When my 29-year-old daughter, Simone, told me she doesn’t think she and her long-time boyfriend, Noel, have to marry (even if they become parents), I wasn’t shocked. Mone is a pretty unconventional young woman. But after reading the results of a Pew Research Survey, I realized she’s apparently not as unconventional as I thought. Only 26 percent of 20-somethings were married two years ago, compared to 68 percent in 1960, the survey revealed. Forty-four percent of young adults think marriage is headed for extinction. Overall, only half of US adults are taking a walk on the aisle side, down from 72 percent in 1960.
Our sons and daughters watched half of our marriages fall apart. No wonder they feel differently.
But we married when we were kids. We played house; we didn’t create homes. We fell in love before we quit exploring, experimenting and arguing. Then we grew one way while our mates grew another.

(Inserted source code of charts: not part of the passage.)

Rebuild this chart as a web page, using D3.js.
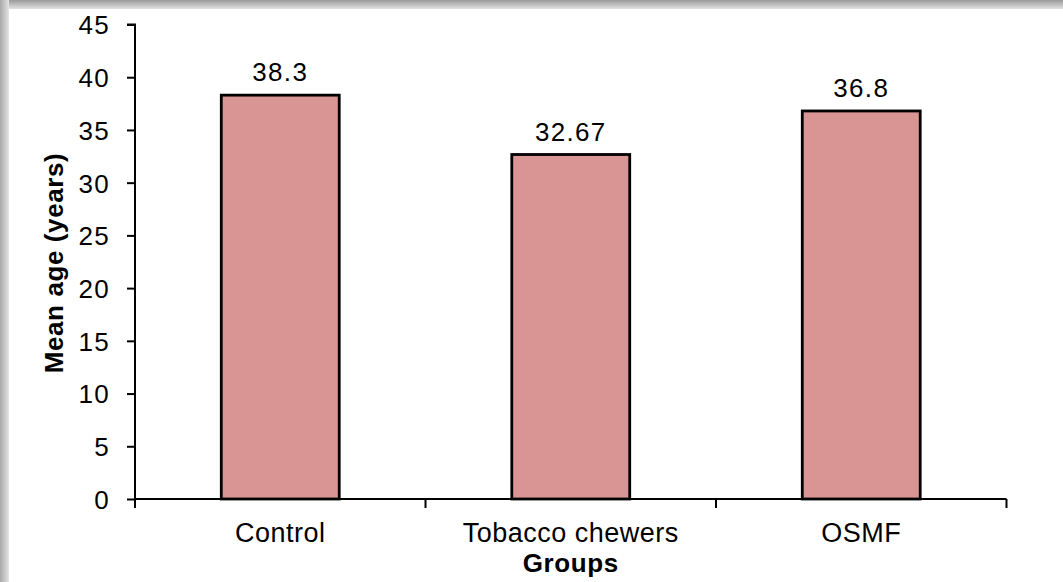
<!DOCTYPE html>
<html>
<head>
<meta charset="utf-8">
<script src="https://cdn.jsdelivr.net/npm/d3@7"></script>
<style>
  html, body { margin: 0; padding: 0; background: #fff; }
  svg { display: block; }
  text { font-family: "Liberation Sans", Arial, sans-serif; fill: #000; }
</style>
</head>
<body>
<svg id="chart" width="1063" height="582"></svg>
<script>
const categories = ["Control", "Tobacco chewers", "OSMF"];
const values = [38.3, 32.67, 36.8];
const valueLabels = ["38.3", "32.67", "36.8"];
const yTicks = [0, 5, 10, 15, 20, 25, 30, 35, 40, 45];
const yTitle = "Mean age (years)";
const xTitle = "Groups";

const W = 1063, H = 582;
const svg = d3.select("#chart");

// card with soft shadow along top and left edges
const defs = svg.append("defs");
const gTop = defs.append("linearGradient").attr("id", "shTop").attr("x1", 0).attr("y1", 0).attr("x2", 0).attr("y2", 1);
gTop.append("stop").attr("offset", "0%").attr("stop-color", "#9a9a9a");
gTop.append("stop").attr("offset", "100%").attr("stop-color", "#e2e2e2");
const gLeft = defs.append("linearGradient").attr("id", "shLeft").attr("x1", 0).attr("y1", 0).attr("x2", 1).attr("y2", 0);
gLeft.append("stop").attr("offset", "0%").attr("stop-color", "#a8a8a8");
gLeft.append("stop").attr("offset", "100%").attr("stop-color", "#e4e4e4");

svg.append("rect").attr("x", 0).attr("y", 0).attr("width", W).attr("height", H).attr("fill", "#fff");
svg.append("rect").attr("x", 0).attr("y", 0).attr("width", W).attr("height", 9).attr("fill", "url(#shTop)");
svg.append("rect").attr("x", 0).attr("y", 0).attr("width", 9).attr("height", H).attr("fill", "url(#shLeft)");

const x0 = 135, x1 = 1006.5, yBase = 499, yTop = 24.5;

const y = d3.scaleLinear().domain([0, 45]).range([yBase, yTop]);
const x = d3.scaleBand().domain(categories).range([x0, x1]).paddingInner(0.594).paddingOuter(0.297);

// bars
svg.append("g").selectAll("rect").data(categories).join("rect")
  .attr("x", d => x(d))
  .attr("y", (d, i) => y(values[i]))
  .attr("width", x.bandwidth())
  .attr("height", (d, i) => y(0) - y(values[i]))
  .attr("fill", "#d99594")
  .attr("stroke", "#000")
  .attr("stroke-width", 2.8);

// value labels
svg.append("g").selectAll("text").data(categories).join("text")
  .attr("x", d => x(d) + x.bandwidth() / 2)
  .attr("y", (d, i) => y(values[i]) - 14)
  .attr("text-anchor", "middle")
  .attr("font-size", 26)
  .attr("letter-spacing", 1.3)
  .text((d, i) => valueLabels[i]);

// y axis
const yAxis = d3.axisLeft(y).tickValues(yTicks).tickSize(8).tickPadding(17).tickFormat(d3.format("d"));
const gy = svg.append("g").attr("transform", `translate(${x0},0)`).call(yAxis);
gy.select(".domain").attr("stroke", "#000").attr("stroke-width", 2).attr("d", `M-8,${yTop}H0V${yBase + 9}`);
gy.selectAll(".tick line").attr("stroke", "#000").attr("stroke-width", 2);
gy.selectAll(".tick text").attr("font-size", 26).attr("letter-spacing", 1.3)
  .attr("font-family", "Liberation Sans, Arial, sans-serif").attr("fill", "#000").attr("dy", "0.36em");

// x axis line with boundary ticks
const step = x.step();
const boundaries = d3.range(categories.length + 1).map(i => x0 + i * step);
const gx = svg.append("g");
gx.append("line").attr("x1", x0).attr("x2", x1).attr("y1", yBase).attr("y2", yBase)
  .attr("stroke", "#000").attr("stroke-width", 2);
gx.selectAll("line.tk").data(boundaries).join("line").attr("class", "tk")
  .attr("x1", d => d).attr("x2", d => d).attr("y1", yBase).attr("y2", yBase + 9)
  .attr("stroke", "#000").attr("stroke-width", 2);
gx.selectAll("text").data(categories).join("text")
  .attr("x", d => x(d) + x.bandwidth() / 2)
  .attr("y", 542)
  .attr("text-anchor", "middle")
  .attr("font-size", 27)
  .attr("letter-spacing", 0.5)
  .text(d => d);

// axis titles
svg.append("text")
  .attr("transform", `translate(63,263) rotate(-90)`)
  .attr("text-anchor", "middle")
  .attr("font-size", 26)
  .attr("font-weight", "bold")
  .attr("letter-spacing", 0.6)
  .text(yTitle);

svg.append("text")
  .attr("x", (x0 + x1) / 2)
  .attr("y", 572)
  .attr("text-anchor", "middle")
  .attr("font-size", 26)
  .attr("font-weight", "bold")
  .attr("letter-spacing", 0.6)
  .text(xTitle);
</script>
</body>
</html>
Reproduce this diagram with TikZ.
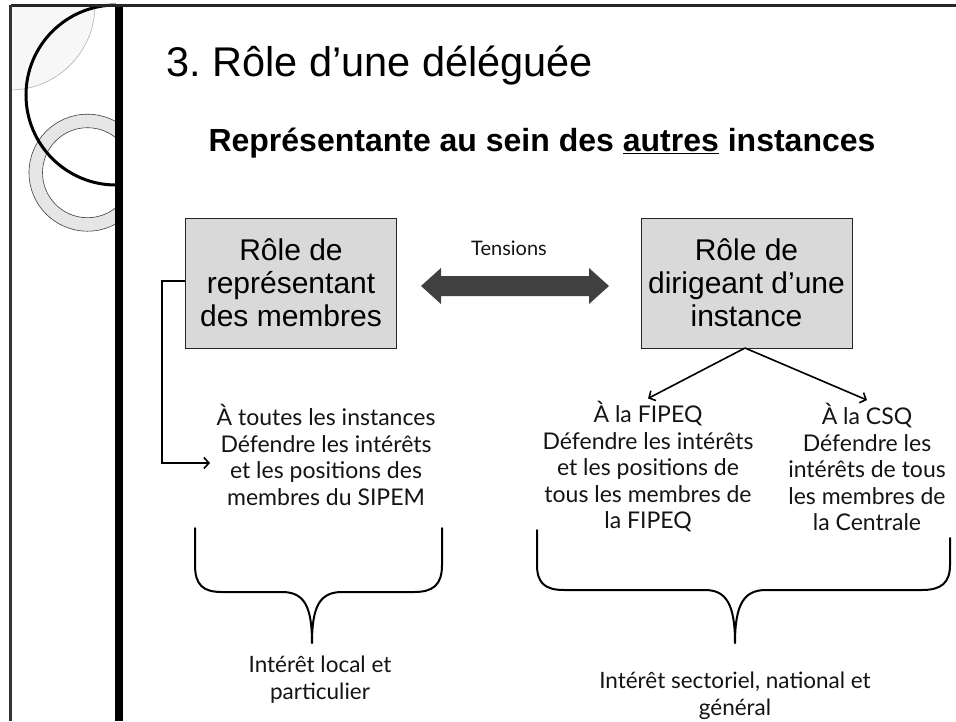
\documentclass[tikz,border=0pt]{standalone}
\usepackage{fontspec}
\setmainfont{Liberation Sans}
\newfontfamily\gill{Lato}
\usetikzlibrary{arrows.meta}
\definecolor{boxgray}{HTML}{D9D9D9}
\definecolor{ringgray}{HTML}{E6E6E6}
\definecolor{arrowgray}{HTML}{404040}
\definecolor{txt}{HTML}{141414}
\frenchspacing
\begin{document}
\begin{tikzpicture}[x=1pt,y=-1pt,
  role/.style={draw=black!85, line width=0.8pt, fill=boxgray, minimum width=211pt, minimum height=130pt, inner sep=0pt, align=center, font=\fontsize{30}{33}\selectfont},
  body/.style={align=center, text=txt, font=\gill\fontsize{23}{26.5}\selectfont, inner sep=0pt},
  label/.style={align=center, text=txt, font=\gill\fontsize{22.5}{27}\selectfont, inner sep=0pt},
  conn/.style={line width=1.6pt, -{Straight Barb[length=5pt,width=11pt,line width=1.6pt]}},
  bracepath/.style={line width=2pt, line cap=round, line join=round}]
\useasboundingbox (0,0) rectangle (956,721);
\fill[white] (0,0) rectangle (956,721);
% decorations on the left
\fill[gray!6] (10,5) -- (95,5) arc[start angle=0, end angle=-90, radius=85pt] -- cycle;
\draw[gray!60, line width=0.6pt] (95,5) arc[start angle=0, end angle=-90, radius=85pt];
\begin{scope}
  \clip (0,0) rectangle (116,721);
  \fill[ringgray, even odd rule] (87.5,172.7) circle[radius=58.5pt] (87.5,172.7) circle[radius=45pt];
  \draw[black!75, line width=0.6pt] (87.5,172.7) circle[radius=58.5pt] (87.5,172.7) circle[radius=45pt];
  \draw[black, line width=3pt] (116,5) arc[start angle=90, end angle=270, radius=90pt];
\end{scope}
\fill[black] (115,5) rectangle (123,721);
\draw[black!85, line width=2.5pt] (10.5,5.3) -- (956,5.3);
\draw[black!80, line width=3pt] (10.5,5.3) -- (10.5,721);
% titles
\node[anchor=base west, inner sep=0pt, font=\fontsize{41.5}{45}\selectfont] (title) at (166,76.5) {3. Rôle d’une déléguée};
\node[inner sep=0pt, font=\bfseries\fontsize{32}{36}\selectfont, anchor=base] (subtitle) at (542,151) {Représentante au sein des \underline{autres} instances};
% boxes
\node[role] (rep) at (291,283) {Rôle de\\représentant\\des membres};
\node[role] (dir) at (746.5,283) {Rôle de\\dirigeant d’une\\instance};
% tension arrow
\node[body, font=\gill\fontsize{20}{24}\selectfont] (tens) at (509,248) {Tensions};
\fill[arrowgray] (421,286) -- (441,268) -- (441,276) -- (589,276) -- (589,268) -- (609,286) -- (589,304) -- (589,296) -- (441,296) -- (441,304) -- cycle;
% text blocks
\node[body] (all) at (326,455) {À toutes les instances\\Défendre les intérêts\\et les positions des\\membres du SIPEM};
\node[body] (fipeq) at (648,467) {À la FIPEQ\\Défendre les intérêts\\et les positions de\\tous les membres de\\la FIPEQ};
\node[body] (csq) at (867,467) {À la CSQ\\Défendre les\\intérêts de tous\\les membres de\\la Centrale};
\coordinate (allin) at (210,463);
\draw[conn] (rep.west |- 0,281) -- (162,281) -- (162,463) -- (allin);
\coordinate (dirb) at (745,348);
\draw[conn] (dirb) -- ([yshift=3pt]fipeq.north);
\draw[conn] (dirb) -- ([yshift=3pt]csq.north);
% braces
\draw[bracepath] (195,528) -- (195,565) .. controls (195,585) and (203,592) .. (222,592) -- (282,592) .. controls (304,592) and (312,606) .. (312,643)
  .. controls (312,606) and (320,592) .. (342,592) -- (414,592) .. controls (433,592) and (442,585) .. (442,565) -- (442,528);
\draw[bracepath] (537,530) -- (537,565) .. controls (537,583) and (545,590) .. (564,590) -- (705,590) .. controls (726,590) and (735,604) .. (735,643)
  .. controls (735,604) and (744,590) .. (766,590) -- (922,590) .. controls (941,590) and (950,583) .. (950,565) -- (950,538);
\node[label] (loc) at (320,680) {Intérêt local et\\particulier};
\node[label] (gen) at (735,696) {Intérêt sectoriel, national et\\général};
\end{tikzpicture}
\end{document}
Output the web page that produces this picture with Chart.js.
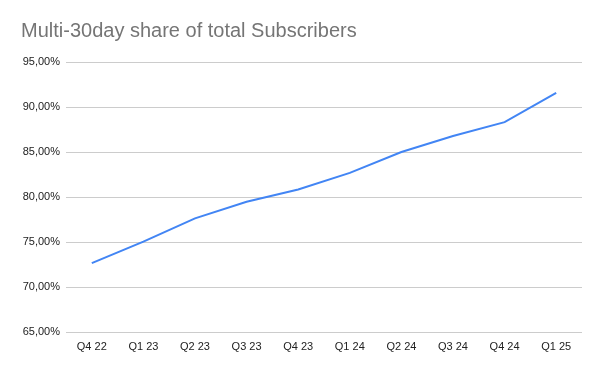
<!DOCTYPE html>
<html>
<head>
<meta charset="utf-8">
<script src="https://cdn.jsdelivr.net/npm/chart.js@4"></script>
<style>
  html, body { margin: 0; padding: 0; background: #fff; }
  canvas { display: block; }
</style>
</head>
<body>
<canvas id="chart" width="600" height="371"></canvas>
<script>
// Quarter labels along the x axis
const quarters = ["Q4 22", "Q1 23", "Q2 23", "Q3 23", "Q4 23", "Q1 24", "Q2 24", "Q3 24", "Q4 24", "Q1 25"];
// Multi-30day share of total subscribers, percent
const shareValues = [72.65, 75.04, 77.63, 79.47, 80.84, 82.68, 85.0, 86.77, 88.32, 91.57];
// Value axis range
const yMin = 65;
const yMax = 95;
const yStep = 5;

const LABEL_FONT = '"Liberation Sans", Arial, sans-serif';

// comma decimal, two places: 95,00%
function tickPct(v) {
  return v.toFixed(2).replace(".", ",") + "%";
}

new Chart(document.getElementById("chart"), {
  type: "line",
  data: {
    labels: quarters,
    datasets: [{
      label: "Multi-30day share",
      data: shareValues,
      borderColor: "#4285F4",
      borderWidth: 2,
      pointRadius: 0,
      tension: 0,
      fill: false,
    }],
  },
  options: {
    responsive: false,
    animation: false,
    layout: { padding: { left: 21, right: 18, top: 0, bottom: 0 } },
    plugins: {
      legend: { display: false },
      tooltip: { enabled: false },
      title: {
        display: true,
        text: "Multi-30day share of total Subscribers",
        align: "start",
        color: "#757575",
        font: { family: LABEL_FONT, size: 20, weight: "normal" },
        padding: { top: 19, bottom: 19 },
      },
    },
    scales: {
      x: {
        offset: true,
        grid: { display: false, drawTicks: false },
        border: { display: false },
        ticks: {
          color: "#222",
          font: { family: LABEL_FONT, size: 11 },
          padding: 8,
          maxRotation: 0,
          autoSkip: false,
        },
        afterFit(scale) { scale.height = 39; },
      },
      y: {
        min: yMin,
        max: yMax,
        grid: { color: "#cccccc", drawTicks: false, lineWidth: 1 },
        border: { display: false },
        ticks: {
          stepSize: yStep,
          color: "#222",
          font: { family: LABEL_FONT, size: 11 },
          padding: 6,
          callback: tickPct,
        },
        afterFit(scale) { scale.width = 45; },
      },
    },
  },
});
</script>
</body>
</html>
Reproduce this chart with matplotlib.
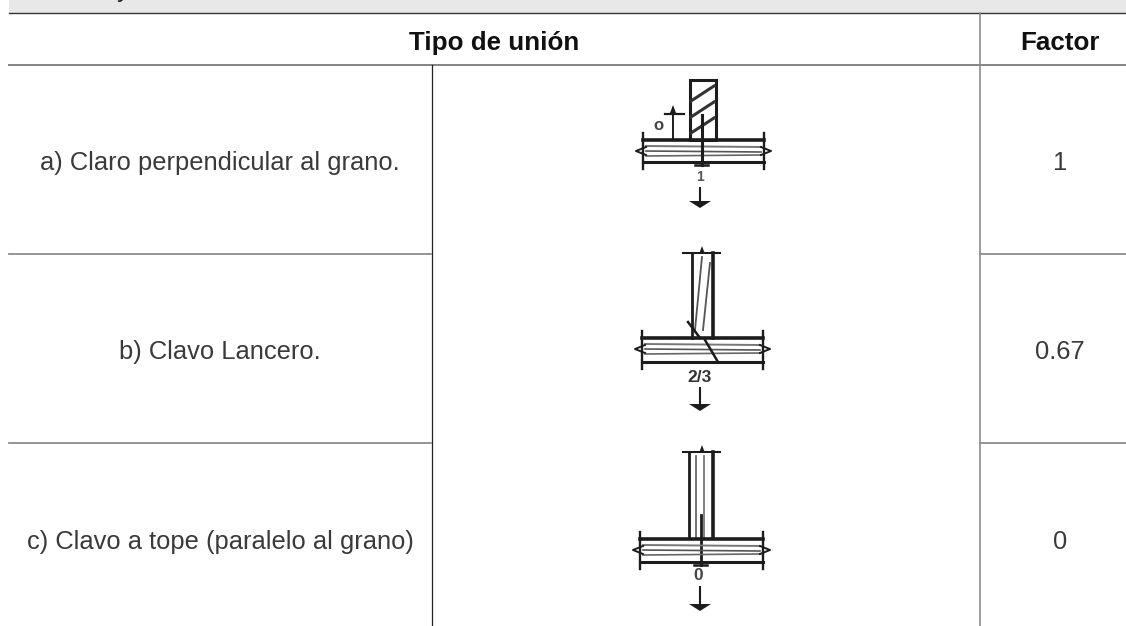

The percentage of couples that cohabit today has more than doubled since 1990. Forty-four percent of the 2,691 people participating in the Pew survey said they’ve lived together at some point. If a couple has cohabited successfully for a few years, and knows each other well, I bet their marriage will thrive. I wish I had had the chance to do that. But I think it’s a mistake for couples to let lax exit strategies define their relationships.
We had kids before we stopped being kids ourselves, which didn’t always make us perfect parents. Assuming young couples today are more mature when they become parents, marriage will help assure that they stay responsible, especially if they break up someday.
We were ambitious and didn’t always have the time or energy to work on our young marriages. Young people today are establishing themselves before making permanent romantic commitments, which gives them greater opportunity to make marriage work.